By Jennifer Richardson
Imagine a scene of great devastation. A tornado has ravaged the area and debris and pieces of interrupted lives blemish the broken landscape.
A person walks within the wreckage and looks for other people to assist. She delivers donated items and pauses to speak with the victims and other volunteers. She also works inside a large tent shelter with other traveling volunteers who are distributing meals to more than 300 people. The food was donated by friends and family that this person helped rally together for the cause.
She has traveled hundreds of miles to work side by side with others who have decided to take time out of their comfortable and busy lives to support people in their hour of greatest need. Boots on the ground, hands in the work, her heart is in the undertaking.
As she labors on the tasks at hand, state and community leaders come to thank her for helping with the crisis. She is given tokens of appreciation in recognition of the time she has spent engaged in caring for others.
She takes a moment to offer a hug to someone that has lost everything; intuitively knowing that when all seems lost, it is our humanity that brings people back from the brink of despair.

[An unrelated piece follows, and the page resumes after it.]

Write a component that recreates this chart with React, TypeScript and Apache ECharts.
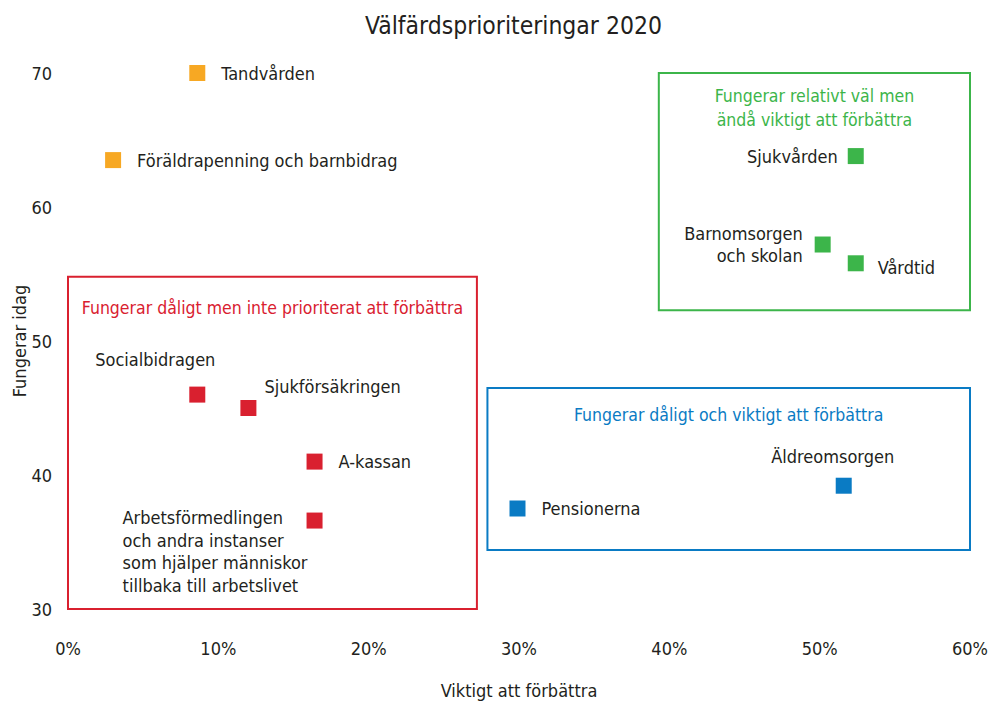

She comprehends that she is sharing hope for a new day. Her actions speak and she knows it. They tell those in crisis that they are not alone, that recovery is not only possible but around the corner. That people do care when all seems lost, and that a shoulder to lean on is what rebuilds the world.
And who is this great leader that we can all learn from? A civil servant, a famous humanitarian, a civil rights leader, a noted philanthropist?
If you guessed a 5th grader, you would be correct. Meet Cheresse, a strong, quiet, helpful girl who has decided to live a life of intentional kindness.
Cheresse was a 5th grader in my Art class a few years ago. I opened my class each day by asking my students to take a few minutes and tell me about something kind they had done, or had seen someone else do, or share some kindness they had planned for the future.
These kindness reports were recorded on our kindness bulletin board in any color of ink they chose from our marker collection. At the end of the year we had a literal wall of multi-colored kindness to reflect upon. It contained brief pieces of many lives, individual acts of consideration which together represented an army of a different kind.
During a kindness report, Cheresse shared with the class some of the work she had done. Her unassuming voice carried across the quiet classroom as she spoke in a simple and profound way about what she had learned about helping others in her eleven years.
Moved by her uncommon commitment to good work at such a tender age, I sent a note home to her mother to express my appreciation. Her mother sent a letter back to me that offered further detail about Cheresse’s efforts to demonstrate kindness. She let me know many amazing stories about her daughter’s heart for service, but also shared that her daughter served in more ordinary and less visible ways as well. She had recently visited another city and her father had handed Cheresse money to purchase a treat.
When she saw a man in a parking lot holding a sign that read, will work for food, Cheresse decided that the man with the sign needed help more than she needed an ice cream cone and handed the stranger her treat money. It was one of many examples of kindness I saw in Cheresse throughout 5th grade.
She left many marks on our kindness wall that year, but more importantly, at such a young age she had already left her mark on the world. I do not know where she is today, but it is a good bet that she is spreading kindness and goodwill.
As has been said before, the simple act of caring is heroic. Cheresse and the people in her life that helped her cultivate a concern for others are heroes we can all take a lesson from, at any age.